Um novo avanço é alcançado com a Lei de Diretrizes e Bases da Educação Nacional nº 9.394 de 20/12/1996 que inclui a educação infantil como primeira etapa da educação básica que tem por “finalidade o desenvolvimento integral da criança até seis anos de idade em seus aspectos físico, psicológico, intelectual e social, complementando a ação da família e da comunidade (art. 29)”.
A Constituição Federal de 1988, o Estatuto da Criança (ECA) de 1990, a Lei de Diretrizes e Bases da Educação Nacional nº 9.394/96 são indicativos dos avanços nas discussões sobre a função da educação infantil. No entanto,


“Essa mudança não se faz por simples determinação legal; é um processo gradativo e exige reestruturações que vão das regulamentações dos Conselhos Municipais de Educação (CME), reorganização das SMEs e alocação de recursos físicos (instalações, equipamentos, materiais) e financeiros à qualificação, formação, ao plano de carreira, ao vínculo empregatício, entre outros, dos profissionais que trabalham na educação infantil. A integração implica, numa primeira instância, em reconhecer as instituições que atendem crianças de 0 a 6 anos para levantar as condições em que o atendimento é feito, criar critérios mínimos para seu funcionamento e credenciamento, rever convênios, contratos, captar recursos e buscar formas de ampliar e homogeneizar, é respeitar as diferenças saudáveis e necessárias e diminuir as que têm segregado a infância desde os primeiros meses de vida (NUNES, CORSINO, KRAMER, 2005:21). 


Em 2001 com a publicação do Decreto 20.525, a Secretaria Municipal de Educação (SME):

      
"(...) entrou na trajetória histórica das creches no município do Rio de janeiro que antes estavam sob a responsabilidade da Secretaria Municipal de Desenvolvimento Social (SMDS).
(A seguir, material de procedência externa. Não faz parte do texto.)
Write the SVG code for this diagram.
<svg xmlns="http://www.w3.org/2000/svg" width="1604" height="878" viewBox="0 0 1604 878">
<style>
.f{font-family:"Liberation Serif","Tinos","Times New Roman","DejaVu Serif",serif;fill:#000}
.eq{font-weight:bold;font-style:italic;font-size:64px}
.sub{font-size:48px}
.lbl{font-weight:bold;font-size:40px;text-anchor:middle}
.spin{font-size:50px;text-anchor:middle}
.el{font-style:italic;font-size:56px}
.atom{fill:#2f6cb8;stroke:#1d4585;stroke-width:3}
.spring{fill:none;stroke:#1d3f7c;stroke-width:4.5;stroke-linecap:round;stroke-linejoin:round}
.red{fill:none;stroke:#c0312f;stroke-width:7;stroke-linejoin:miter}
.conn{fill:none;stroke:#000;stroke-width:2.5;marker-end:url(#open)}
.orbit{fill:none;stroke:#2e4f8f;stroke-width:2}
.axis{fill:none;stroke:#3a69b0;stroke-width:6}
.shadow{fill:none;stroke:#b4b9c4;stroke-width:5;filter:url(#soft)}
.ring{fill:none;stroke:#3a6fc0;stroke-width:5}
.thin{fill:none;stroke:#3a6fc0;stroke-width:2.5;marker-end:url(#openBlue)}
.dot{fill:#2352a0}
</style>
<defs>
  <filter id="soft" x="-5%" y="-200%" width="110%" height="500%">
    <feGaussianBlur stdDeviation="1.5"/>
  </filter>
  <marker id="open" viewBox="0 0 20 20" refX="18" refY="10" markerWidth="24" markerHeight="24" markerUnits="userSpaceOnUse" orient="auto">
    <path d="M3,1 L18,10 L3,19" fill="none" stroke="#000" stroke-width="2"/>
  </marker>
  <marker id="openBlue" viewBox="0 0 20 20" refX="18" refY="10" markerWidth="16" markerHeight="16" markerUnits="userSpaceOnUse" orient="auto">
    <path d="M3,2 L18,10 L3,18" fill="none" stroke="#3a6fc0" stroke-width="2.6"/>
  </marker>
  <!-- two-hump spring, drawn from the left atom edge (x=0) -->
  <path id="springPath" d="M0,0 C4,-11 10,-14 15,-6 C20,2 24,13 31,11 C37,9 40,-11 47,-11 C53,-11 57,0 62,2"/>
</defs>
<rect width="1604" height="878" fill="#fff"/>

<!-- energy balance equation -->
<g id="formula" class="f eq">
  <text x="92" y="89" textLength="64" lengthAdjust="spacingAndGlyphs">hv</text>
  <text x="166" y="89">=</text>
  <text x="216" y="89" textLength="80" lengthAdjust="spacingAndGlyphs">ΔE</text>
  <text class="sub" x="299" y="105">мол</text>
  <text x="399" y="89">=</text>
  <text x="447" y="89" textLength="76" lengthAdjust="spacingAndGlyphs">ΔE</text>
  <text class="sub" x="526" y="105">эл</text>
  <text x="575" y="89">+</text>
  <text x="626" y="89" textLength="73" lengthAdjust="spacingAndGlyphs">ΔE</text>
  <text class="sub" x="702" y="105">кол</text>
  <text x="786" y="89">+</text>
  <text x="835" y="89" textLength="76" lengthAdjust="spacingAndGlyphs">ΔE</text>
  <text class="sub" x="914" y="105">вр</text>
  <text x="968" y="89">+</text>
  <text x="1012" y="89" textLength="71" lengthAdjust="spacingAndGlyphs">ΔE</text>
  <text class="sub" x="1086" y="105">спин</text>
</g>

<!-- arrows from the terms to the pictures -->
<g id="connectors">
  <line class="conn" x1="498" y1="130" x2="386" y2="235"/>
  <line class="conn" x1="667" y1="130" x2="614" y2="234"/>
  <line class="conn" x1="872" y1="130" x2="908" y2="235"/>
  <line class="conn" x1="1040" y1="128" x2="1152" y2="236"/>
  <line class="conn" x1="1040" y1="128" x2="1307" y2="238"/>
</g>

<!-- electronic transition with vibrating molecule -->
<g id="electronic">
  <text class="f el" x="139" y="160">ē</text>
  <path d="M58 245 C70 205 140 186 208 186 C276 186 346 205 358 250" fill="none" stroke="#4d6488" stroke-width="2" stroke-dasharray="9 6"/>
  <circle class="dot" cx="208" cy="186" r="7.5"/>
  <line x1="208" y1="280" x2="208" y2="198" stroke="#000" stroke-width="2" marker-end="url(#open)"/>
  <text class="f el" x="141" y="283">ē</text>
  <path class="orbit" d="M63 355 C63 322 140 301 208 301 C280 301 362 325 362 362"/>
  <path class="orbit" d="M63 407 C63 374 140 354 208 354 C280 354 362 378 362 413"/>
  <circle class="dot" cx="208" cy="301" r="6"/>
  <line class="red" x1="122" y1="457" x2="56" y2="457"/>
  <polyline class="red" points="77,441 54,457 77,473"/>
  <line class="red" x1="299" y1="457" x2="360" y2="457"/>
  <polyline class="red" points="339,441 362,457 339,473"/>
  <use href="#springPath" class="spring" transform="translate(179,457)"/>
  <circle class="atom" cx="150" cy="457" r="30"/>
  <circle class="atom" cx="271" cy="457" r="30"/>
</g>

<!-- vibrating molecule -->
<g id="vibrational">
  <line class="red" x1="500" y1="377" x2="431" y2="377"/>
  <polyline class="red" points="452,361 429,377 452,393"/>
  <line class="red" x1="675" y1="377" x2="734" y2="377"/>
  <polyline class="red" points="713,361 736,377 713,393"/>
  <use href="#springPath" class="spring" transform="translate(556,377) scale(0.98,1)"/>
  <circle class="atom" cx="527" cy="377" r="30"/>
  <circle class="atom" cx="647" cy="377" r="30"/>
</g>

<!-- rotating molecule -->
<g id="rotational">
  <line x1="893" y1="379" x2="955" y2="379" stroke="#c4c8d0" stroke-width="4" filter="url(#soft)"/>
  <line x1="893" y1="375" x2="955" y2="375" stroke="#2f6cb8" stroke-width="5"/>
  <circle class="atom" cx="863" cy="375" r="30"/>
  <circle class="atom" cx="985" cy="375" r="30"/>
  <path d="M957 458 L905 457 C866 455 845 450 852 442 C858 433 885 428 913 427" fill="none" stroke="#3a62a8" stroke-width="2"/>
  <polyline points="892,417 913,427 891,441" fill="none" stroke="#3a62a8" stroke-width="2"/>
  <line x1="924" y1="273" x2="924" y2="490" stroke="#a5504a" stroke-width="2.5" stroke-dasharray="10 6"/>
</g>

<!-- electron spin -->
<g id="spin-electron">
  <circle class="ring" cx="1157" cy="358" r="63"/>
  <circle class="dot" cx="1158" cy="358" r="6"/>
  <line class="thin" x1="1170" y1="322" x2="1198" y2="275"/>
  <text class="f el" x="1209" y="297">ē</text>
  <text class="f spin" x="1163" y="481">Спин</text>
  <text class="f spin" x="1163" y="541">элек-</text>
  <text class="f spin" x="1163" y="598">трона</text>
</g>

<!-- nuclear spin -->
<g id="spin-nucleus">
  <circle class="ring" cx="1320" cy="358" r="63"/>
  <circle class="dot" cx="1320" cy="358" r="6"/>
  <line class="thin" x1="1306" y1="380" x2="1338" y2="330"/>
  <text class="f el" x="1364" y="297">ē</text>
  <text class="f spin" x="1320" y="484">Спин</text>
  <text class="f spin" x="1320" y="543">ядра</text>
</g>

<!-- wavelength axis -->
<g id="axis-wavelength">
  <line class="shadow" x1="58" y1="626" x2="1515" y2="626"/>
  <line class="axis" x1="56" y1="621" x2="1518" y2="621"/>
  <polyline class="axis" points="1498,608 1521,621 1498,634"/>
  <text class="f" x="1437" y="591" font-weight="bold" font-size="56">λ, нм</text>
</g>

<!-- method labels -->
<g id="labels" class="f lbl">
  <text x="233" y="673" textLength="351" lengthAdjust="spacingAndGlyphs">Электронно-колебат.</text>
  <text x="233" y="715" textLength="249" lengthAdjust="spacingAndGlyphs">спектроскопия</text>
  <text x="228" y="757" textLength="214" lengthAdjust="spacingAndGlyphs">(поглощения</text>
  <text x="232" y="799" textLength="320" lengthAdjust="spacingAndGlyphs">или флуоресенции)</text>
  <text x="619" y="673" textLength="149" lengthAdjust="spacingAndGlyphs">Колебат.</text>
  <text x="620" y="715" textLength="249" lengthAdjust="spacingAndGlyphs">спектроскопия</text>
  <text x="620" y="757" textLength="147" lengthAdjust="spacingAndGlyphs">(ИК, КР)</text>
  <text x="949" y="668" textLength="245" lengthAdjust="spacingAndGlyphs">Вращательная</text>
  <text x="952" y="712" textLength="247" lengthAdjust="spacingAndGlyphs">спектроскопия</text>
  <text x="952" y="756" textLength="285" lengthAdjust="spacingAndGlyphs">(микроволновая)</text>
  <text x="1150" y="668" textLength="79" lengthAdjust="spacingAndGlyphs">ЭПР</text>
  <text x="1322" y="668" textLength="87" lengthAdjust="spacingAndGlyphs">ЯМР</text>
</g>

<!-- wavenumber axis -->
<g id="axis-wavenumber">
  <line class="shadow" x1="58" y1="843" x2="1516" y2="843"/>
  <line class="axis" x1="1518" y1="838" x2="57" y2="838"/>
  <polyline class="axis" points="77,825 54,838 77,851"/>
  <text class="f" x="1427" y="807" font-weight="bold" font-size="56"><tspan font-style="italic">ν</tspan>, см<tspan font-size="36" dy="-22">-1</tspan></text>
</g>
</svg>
As creches administradas estavam sob uma ótica da política de assistência, ao passo que, vinculadas a SME, postulariam o caráter de políticas públicas básicas”. (SOUSA, 2006:153). 


Essa mudança no enfoque do atendimento em creches e de sua função se dá concomitantemente aos processos sociais e econômicos e às diferentes concepções de desenvolvimento infantil que podem ser divididas em três grupos teóricos: inatista, ambientalista e interacionista.

Concepções de Desenvolvimento Infantil

A concepção inatista considera que o desenvolvimento humano é um processo biológico e as características do indivíduo, não somente físicas, mas psicológicas seriam passadas hereditariamente, não sofrendo influência do meio em que o indivíduo está inserido.
Na concepção ambientalista o desenvolvimento não é influenciado por características biológicas, somente os mais simples reflexos humanos são inatos. A criança nasce sem características psicológicas determinadas. O desenvolvimento infantil é determinado basicamente pelas experiências e pelo ambiente, assim, todos os importantes atributos comportamentais são adquiridos. O sujeito tem um papel passivo no processo de conhecimento e desenvolvimento e a partir das condições que o ambiente oferece que a criança se desenvolve. “O bebê é uma folha de papel em branco (tabula rasa)”.
As teorias ambientalistas nortearam os programas de estimulação precoce e de educação compensatória voltados para as classes populares nas décadas de 60 e 70 e influenciaram de forma efetiva o trabalho realizado em creches neste período.
A concepção interacionista, que tem como seus principais teóricos Jean Piaget, Henry Wallon e Lev S. Vigotsky, considera que o desenvolvimento é biológico e social. 


“As características biológicas preparam a criança para agir sobre o social e modificá-lo, mas esta ação termina por influenciar na construção das próprias características biológicas da criança. (OLIVEIRA, 2005: 29)”.


O indivíduo nasce com características biológicas próprias, mas estas não são determinantes de suas capacidades. A interação com o meio social em que está inserida e suas vivências interagem com o biológico. E a ação do indivíduo no ambiente também o modifica. Há uma relação recíproca: o indivíduo é influenciado pelo meio e o meio também é influenciado pelo indivíduo.